> **Your task**: Pictures are not part of the copy. Retype the lines from the first one through the line that contains "A_TICKS_LO = [0.0, 0.04, 0.08]".

> **Data provided**:
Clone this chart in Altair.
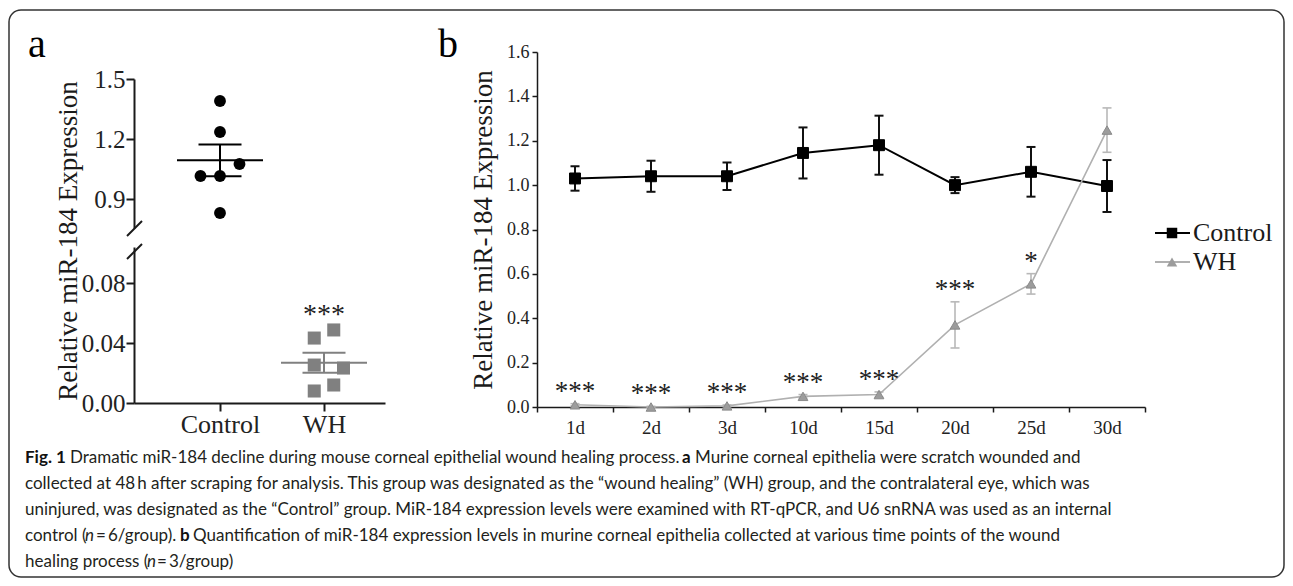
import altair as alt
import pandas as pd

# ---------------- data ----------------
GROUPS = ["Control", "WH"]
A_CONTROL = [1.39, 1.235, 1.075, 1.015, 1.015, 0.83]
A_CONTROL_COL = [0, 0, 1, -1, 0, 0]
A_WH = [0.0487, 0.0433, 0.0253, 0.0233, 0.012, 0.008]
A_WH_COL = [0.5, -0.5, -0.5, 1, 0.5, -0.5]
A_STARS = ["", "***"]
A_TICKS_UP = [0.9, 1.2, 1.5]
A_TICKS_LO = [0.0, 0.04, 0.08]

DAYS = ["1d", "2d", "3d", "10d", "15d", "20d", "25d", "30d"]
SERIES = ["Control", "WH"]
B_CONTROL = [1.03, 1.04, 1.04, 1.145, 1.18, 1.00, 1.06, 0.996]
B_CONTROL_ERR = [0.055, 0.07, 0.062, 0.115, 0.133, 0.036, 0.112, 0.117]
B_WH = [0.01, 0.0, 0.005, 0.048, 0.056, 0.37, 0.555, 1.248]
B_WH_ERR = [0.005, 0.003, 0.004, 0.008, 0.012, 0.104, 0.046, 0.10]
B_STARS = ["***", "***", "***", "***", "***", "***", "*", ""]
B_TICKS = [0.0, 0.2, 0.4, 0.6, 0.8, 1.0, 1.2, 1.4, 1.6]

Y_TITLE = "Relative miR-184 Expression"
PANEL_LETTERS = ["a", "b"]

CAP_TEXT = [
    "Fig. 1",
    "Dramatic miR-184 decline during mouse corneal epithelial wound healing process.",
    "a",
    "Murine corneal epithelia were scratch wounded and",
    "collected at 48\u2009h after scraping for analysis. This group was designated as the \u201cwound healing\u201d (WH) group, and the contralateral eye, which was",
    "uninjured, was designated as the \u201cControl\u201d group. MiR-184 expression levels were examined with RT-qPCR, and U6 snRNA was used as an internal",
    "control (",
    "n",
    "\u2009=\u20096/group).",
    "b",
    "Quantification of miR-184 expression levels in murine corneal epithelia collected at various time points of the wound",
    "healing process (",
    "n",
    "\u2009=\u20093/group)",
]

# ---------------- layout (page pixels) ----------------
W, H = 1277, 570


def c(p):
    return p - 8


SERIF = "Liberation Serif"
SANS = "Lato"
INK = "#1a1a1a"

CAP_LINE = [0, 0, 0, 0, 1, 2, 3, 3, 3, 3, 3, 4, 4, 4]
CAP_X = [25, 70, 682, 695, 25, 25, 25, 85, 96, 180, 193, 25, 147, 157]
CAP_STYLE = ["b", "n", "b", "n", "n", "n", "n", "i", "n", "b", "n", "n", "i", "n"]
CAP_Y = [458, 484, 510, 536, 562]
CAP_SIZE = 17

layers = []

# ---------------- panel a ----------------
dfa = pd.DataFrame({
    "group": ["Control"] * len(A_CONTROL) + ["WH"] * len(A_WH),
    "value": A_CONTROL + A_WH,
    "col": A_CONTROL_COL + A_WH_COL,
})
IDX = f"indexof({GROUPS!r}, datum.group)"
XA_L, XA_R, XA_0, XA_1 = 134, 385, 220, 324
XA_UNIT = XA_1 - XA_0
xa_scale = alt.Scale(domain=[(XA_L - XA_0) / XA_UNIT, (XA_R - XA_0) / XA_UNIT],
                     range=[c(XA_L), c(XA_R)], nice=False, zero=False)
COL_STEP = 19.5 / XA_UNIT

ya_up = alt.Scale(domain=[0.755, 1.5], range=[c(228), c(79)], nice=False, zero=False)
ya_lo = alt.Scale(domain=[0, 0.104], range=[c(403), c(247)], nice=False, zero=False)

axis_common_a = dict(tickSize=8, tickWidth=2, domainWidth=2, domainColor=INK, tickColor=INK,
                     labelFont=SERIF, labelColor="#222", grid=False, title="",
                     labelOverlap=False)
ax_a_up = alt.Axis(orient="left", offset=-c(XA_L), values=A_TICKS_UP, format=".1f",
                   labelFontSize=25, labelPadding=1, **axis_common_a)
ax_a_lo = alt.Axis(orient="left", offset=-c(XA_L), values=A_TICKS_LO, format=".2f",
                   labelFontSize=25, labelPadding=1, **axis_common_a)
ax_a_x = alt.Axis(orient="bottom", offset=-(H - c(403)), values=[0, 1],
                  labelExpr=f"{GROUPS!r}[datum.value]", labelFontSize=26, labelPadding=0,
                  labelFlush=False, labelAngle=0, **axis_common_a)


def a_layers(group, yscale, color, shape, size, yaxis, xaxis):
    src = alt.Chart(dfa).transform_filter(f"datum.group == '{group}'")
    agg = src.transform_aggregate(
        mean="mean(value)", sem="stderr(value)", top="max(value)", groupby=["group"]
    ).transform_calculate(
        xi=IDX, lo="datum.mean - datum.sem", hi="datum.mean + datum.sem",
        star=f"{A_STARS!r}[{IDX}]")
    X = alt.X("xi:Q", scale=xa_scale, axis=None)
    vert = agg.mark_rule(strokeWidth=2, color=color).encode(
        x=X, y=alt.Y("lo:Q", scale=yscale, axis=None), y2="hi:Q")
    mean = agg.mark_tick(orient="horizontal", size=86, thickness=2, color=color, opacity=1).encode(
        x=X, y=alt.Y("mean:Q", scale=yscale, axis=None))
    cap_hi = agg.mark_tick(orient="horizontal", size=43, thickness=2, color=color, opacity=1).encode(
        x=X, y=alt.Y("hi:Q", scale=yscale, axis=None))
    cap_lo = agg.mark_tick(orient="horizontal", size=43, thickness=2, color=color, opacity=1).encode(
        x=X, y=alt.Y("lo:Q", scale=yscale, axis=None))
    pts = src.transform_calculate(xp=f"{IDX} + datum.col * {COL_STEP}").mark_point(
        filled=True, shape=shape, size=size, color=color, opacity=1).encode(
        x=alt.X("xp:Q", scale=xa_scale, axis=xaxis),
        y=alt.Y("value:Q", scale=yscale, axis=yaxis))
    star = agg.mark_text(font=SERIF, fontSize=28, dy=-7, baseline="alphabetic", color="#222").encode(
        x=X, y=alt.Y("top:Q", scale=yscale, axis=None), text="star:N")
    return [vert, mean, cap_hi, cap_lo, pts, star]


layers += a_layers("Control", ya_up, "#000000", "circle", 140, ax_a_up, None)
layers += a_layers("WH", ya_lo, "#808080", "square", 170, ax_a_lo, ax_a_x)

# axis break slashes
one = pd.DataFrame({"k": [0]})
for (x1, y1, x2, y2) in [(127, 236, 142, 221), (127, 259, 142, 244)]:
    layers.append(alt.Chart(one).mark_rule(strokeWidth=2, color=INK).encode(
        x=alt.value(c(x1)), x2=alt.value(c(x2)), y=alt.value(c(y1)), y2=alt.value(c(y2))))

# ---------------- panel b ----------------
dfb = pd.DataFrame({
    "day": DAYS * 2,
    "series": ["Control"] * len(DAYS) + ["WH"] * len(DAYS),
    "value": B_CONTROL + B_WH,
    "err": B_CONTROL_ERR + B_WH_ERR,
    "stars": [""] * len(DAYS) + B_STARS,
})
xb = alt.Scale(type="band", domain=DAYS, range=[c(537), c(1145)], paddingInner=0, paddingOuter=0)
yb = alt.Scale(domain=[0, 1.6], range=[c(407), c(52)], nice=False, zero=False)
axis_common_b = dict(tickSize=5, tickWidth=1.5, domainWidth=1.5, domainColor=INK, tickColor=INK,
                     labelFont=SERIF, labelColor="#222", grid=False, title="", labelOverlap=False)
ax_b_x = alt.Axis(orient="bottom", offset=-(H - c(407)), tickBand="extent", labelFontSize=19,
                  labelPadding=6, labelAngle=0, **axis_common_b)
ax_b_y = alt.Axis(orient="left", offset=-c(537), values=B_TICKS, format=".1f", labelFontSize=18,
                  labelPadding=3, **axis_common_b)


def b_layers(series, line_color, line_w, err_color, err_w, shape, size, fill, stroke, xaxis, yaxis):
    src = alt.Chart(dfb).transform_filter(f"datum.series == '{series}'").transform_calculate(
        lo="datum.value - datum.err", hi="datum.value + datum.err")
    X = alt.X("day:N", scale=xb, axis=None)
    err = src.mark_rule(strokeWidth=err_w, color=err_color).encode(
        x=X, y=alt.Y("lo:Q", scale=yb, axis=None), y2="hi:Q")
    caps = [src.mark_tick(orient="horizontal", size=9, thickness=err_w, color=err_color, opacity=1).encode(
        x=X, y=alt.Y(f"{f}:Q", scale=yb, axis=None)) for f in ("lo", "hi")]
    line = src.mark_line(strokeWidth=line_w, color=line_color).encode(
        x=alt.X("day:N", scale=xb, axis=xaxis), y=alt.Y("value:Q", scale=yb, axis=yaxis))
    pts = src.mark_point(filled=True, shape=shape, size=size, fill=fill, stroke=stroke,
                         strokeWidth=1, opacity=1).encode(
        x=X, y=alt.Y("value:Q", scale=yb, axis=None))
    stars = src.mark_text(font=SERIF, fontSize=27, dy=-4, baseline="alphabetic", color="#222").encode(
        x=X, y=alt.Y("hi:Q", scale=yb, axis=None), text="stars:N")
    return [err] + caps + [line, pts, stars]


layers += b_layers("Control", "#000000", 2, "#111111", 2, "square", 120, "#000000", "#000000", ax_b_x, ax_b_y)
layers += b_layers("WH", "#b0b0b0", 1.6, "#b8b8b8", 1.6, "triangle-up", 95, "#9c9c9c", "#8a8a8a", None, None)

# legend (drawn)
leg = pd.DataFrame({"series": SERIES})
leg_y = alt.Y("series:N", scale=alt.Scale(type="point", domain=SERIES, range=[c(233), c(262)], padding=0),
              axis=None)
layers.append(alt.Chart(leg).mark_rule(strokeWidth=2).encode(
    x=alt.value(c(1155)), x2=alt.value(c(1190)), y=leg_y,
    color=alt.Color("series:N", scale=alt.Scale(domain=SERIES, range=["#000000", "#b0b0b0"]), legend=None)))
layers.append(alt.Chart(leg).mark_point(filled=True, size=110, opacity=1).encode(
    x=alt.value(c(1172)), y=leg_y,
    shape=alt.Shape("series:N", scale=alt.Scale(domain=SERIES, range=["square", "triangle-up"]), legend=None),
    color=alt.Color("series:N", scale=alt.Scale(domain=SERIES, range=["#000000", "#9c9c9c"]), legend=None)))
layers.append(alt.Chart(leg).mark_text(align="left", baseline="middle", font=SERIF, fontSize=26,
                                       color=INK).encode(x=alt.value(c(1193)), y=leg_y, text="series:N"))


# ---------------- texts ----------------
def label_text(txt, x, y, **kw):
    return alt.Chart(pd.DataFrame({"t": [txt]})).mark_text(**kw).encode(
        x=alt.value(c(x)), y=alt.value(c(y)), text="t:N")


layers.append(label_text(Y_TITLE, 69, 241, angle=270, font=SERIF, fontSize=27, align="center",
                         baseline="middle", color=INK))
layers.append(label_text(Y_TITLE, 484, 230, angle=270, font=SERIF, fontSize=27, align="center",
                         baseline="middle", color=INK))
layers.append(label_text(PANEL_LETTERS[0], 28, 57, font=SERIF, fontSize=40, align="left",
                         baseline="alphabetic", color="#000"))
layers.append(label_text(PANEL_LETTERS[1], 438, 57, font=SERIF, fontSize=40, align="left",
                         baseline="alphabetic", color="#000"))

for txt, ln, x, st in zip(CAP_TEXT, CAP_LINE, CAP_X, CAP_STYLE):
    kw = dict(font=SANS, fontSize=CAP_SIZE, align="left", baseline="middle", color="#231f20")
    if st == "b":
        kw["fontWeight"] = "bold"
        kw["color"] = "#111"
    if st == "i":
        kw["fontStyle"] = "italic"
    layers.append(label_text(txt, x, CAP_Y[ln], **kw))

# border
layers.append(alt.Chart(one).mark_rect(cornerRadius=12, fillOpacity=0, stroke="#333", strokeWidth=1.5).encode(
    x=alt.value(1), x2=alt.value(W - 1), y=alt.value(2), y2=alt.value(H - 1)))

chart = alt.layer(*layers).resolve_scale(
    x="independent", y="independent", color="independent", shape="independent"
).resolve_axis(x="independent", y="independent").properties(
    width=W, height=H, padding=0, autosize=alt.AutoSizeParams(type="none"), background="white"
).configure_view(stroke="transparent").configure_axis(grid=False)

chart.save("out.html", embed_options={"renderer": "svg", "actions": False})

> **Result for this exercise**:
Clone this chart in Altair.
import altair as alt
import pandas as pd

# ---------------- data ----------------
GROUPS = ["Control", "WH"]
A_CONTROL = [1.39, 1.235, 1.075, 1.015, 1.015, 0.83]
A_CONTROL_COL = [0, 0, 1, -1, 0, 0]
A_WH = [0.0487, 0.0433, 0.0253, 0.0233, 0.012, 0.008]
A_WH_COL = [0.5, -0.5, -0.5, 1, 0.5, -0.5]
A_STARS = ["", "***"]
A_TICKS_UP = [0.9, 1.2, 1.5]
A_TICKS_LO = [0.0, 0.04, 0.08]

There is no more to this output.